#OURSEA: From bark boats to fantastic riverboats – Tove Jansson’s literary boats

Take a deep dive into Tove Jansson's boats - both the real ones in handcrafted mahogany and the literary fantasy ships with caterpillar chains!

I feel such kinship with everybody who likes boats.

Hemulen in Moominvalley in November

Tove Jansson probably felt a kinship to everyone who likes boats. Boats were a way to get out on the sea she loved so much.

A boat by night is a wonderful sight. This is the way to start a new life, with a hurricane lamp shining at the top of the mast, and the coastline disappearing behind one as the whole world lies sleeping.

Moominpappa at Sea

For Tove Jansson, boats seem to stand for freedom – a means of travel that takes you further into the horizon and various adventures. From this point of view it is perhaps no wonder that the Moomin family’s own boat is called the Adventure. The Adventure comes to the family as a gift from the sea.

‘They’ve found a boat!’ cried Snufkin. ‘Come on! Let’s run and see!’
It was true. A lovely big sailing-boat, complete with oars and fishing-tackle, and painted in white and mauve!
‘Whose is it?’ panted Moomintroll when he had reached them.
‘Nobody’s!’ said Moominpappa, triumphantly. ‘It has been washed up on our beach, so we have a right to keep it as wreckage!’

Finn Family Moomintroll

Just like the sea, the boats in the books become characters, who have personalities and can change shape and gain new characteristics.
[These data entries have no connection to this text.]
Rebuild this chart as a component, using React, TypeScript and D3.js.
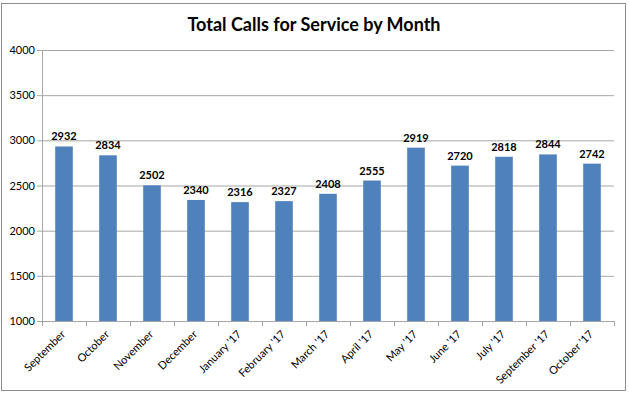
import React from "react";
import * as d3 from "d3";

const months = [
  "September",
  "October",
  "November",
  "December",
  "January '17",
  "February '17",
  "March '17",
  "April '17",
  "May '17",
  "June '17",
  "July '17",
  "September '17",
  "October '17",
];
const calls = [2932, 2834, 2502, 2340, 2316, 2327, 2408, 2555, 2919, 2720, 2818, 2844, 2742];
const yTicks = [1000, 1500, 2000, 2500, 3000, 3500, 4000];

const width = 629;
const height = 395;
const margin = { top: 50, right: 15, bottom: 74, left: 42 };
const font = "Lato, 'Open Sans', sans-serif";

function App() {
  const x = d3
    .scaleBand()
    .domain(months)
    .range([margin.left, width - margin.right])
    .paddingInner(0.6)
    .paddingOuter(0.3);
  const y = d3
    .scaleLinear()
    .domain([1000, 4000])
    .range([height - margin.bottom, margin.top]);

  const step = x.step();
  const left = margin.left;
  const right = width - margin.right;
  const bottom = y(1000);

  return (
    <div style={{ position: "absolute", left: 0, top: 0 }}>
      <svg width={width} height={height} style={{ display: "block" }}>
        <rect x={0} y={0} width={width} height={height} fill="#fff" />
        <rect x={1.5} y={3.5} width={624} height={387} fill="none" stroke="#8c8c8c" />
        <text
          x={314}
          y={31}
          textAnchor="middle"
          fontFamily={font}
          fontWeight="bold"
          fontSize={18}
          fill="#000"
        >
          Total Calls for Service by Month
        </text>

        {yTicks.map((t) => (
          <g key={t}>
            {t > 1000 && (
              <line x1={left} x2={right} y1={y(t) + 0.5} y2={y(t) + 0.5} stroke="#a6a6a6" />
            )}
            <line x1={left - 5} x2={left} y1={y(t) + 0.5} y2={y(t) + 0.5} stroke="#a6a6a6" />
            <text
              x={left - 7}
              y={y(t) + 4}
              textAnchor="end"
              fontFamily={font}
              fontSize={11}
              fill="#000"
            >
              {t}
            </text>
          </g>
        ))}

        {months.map((m, i) => (
          <rect
            key={m}
            x={x(m)}
            y={y(calls[i])}
            width={x.bandwidth()}
            height={bottom - y(calls[i])}
            fill="#4f81bd"
          />
        ))}

        {months.map((m, i) => (
          <text
            key={"v" + m}
            x={(x(m) as number) + x.bandwidth() / 2}
            y={y(calls[i]) - 6}
            textAnchor="middle"
            fontFamily={font}
            fontWeight="bold"
            fontSize={11}
            fill="#000"
          >
            {calls[i]}
          </text>
        ))}

        <line x1={left + 0.5} x2={left + 0.5} y1={margin.top} y2={bottom} stroke="#a6a6a6" />
        <line x1={left} x2={right} y1={bottom + 0.5} y2={bottom + 0.5} stroke="#a6a6a6" />
        {d3.range(months.length + 1).map((i) => (
          <line
            key={"t" + i}
            x1={left + i * step + 0.5}
            x2={left + i * step + 0.5}
            y1={bottom}
            y2={bottom + 5}
            stroke="#a6a6a6"
          />
        ))}

        {months.map((m) => {
          const cx = (x(m) as number) + x.bandwidth() / 2 + 2;
          const cy = bottom + 14;
          return (
            <text
              key={"l" + m}
              transform={`translate(${cx},${cy}) rotate(-45)`}
              textAnchor="end"
              fontFamily={font}
              fontSize={11}
              fill="#000"
            >
              {m}
            </text>
          );
        })}
      </svg>
    </div>
  );
}

export default App;
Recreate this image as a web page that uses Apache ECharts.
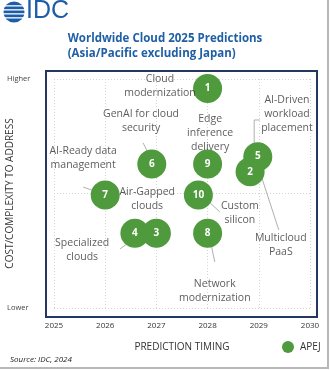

The boat lay on her side with her sail rolled up, looking as though she never wanted to sail again. She had been pulled so high up the beach that she seemed to have nothing to do with the sea any more. Moomintroll stood still and looked at the Adventure. ‘I do feel sorry for her,’ he thought, ‘but perhaps she’s asleep. 

Moominpappa at Sea

Perhaps the most fantastic fantasy boat created by Tove Jansson is the iconic Ocean Orchestra. The boat is a central part of many of Moominpappa’s and his friends’ wild adventures in their youth. We get acquainted with this noble ship in Moominpappa’s memoirs:

We made our way through the green bushes, stopped, turned our heads upwards, and exclaimed respectfully:

‘A ship!’

It looked large and deep and strong, and its blunt stem disappeared out of sight somewhere in the shadows of the thicket.

The boat is named after Hodgkins lost brother’s collection of poems and is to be painted in ultramarine, but due to some complications, it turns out red and gets the misspelled name The Oshun Oxtra. The Ocean Orchestra is a riverboat with wheels that turns out to be surprisingly versatile. During the story an extensive metamorphosis is undergone: the boat can reach the bottom of the sea and fly in the air! It has a large cloud sail that allows it to rise up in the air and caterpillar chains that enable it to move on the bottom of the ocean.

‘Hold on now,’ Hodgkins cried. ‘We’re going down.’
He pulled a lever.
Suddenly the Amphibian was filled by green light and swarms of bubbles went dancing across the port-holes. ‘We’ll never come up,’ said little My.
I pressed my snout against the cold glass and looked out into the sea.
Hodgkins had switched on a row of
headlights and we moved through the green deep in a circle of light.

The Exlpoits of Moominpappa

In Tove Jansson’s books, boats are often described as something valuable and almost solemn, something beautifully crafted that must be respected.

Nowhere, she realised did people care for the place they lived as they did on a ship. Every detail was carefully shaped, every surface polished and absolutely clean. Brass and wood glistened like honey and brown syrup.

Sun City

Jansson’s most beloved boat must have been the four meter long wooden boat Victoria, which her childhood friend and summer neighbour in Pellinge, Albert Gustafsson, built in mahogany in 1962. She describes the boat in her book Notes from an Island as the most beautiful boat that has ever been seen. The boat is strong and agile, named after Tuutikki Pietilä’s and Janssons’ dads – both of whom were called Viktor. As the summers passed by, Victoria belonged more and more to Pietilä because she loved the boat most and looked after it with utmost care.

Tove Jansson’s books show how many unwritten rules there are when it comes to boating. If you do not know how to behave at sea, you are quite simply a fool!

In the end, Daddy couldn’t put up with being uneasy about the weather and set off. He set up the spritsail and said, now remember that one mustn’t have a single unnecessary thing in a boat. We sat still. We weren’t allowed to read because that shows a lack of respect for the boat. You couldn’t trail anything in the water, such as painters or boats of bark because the pilots might see them. We gave the sandbank a fairly wide berth, but not too narrow because that’s asking for trouble and not too wide because that looks too cautious and the pilots might see it.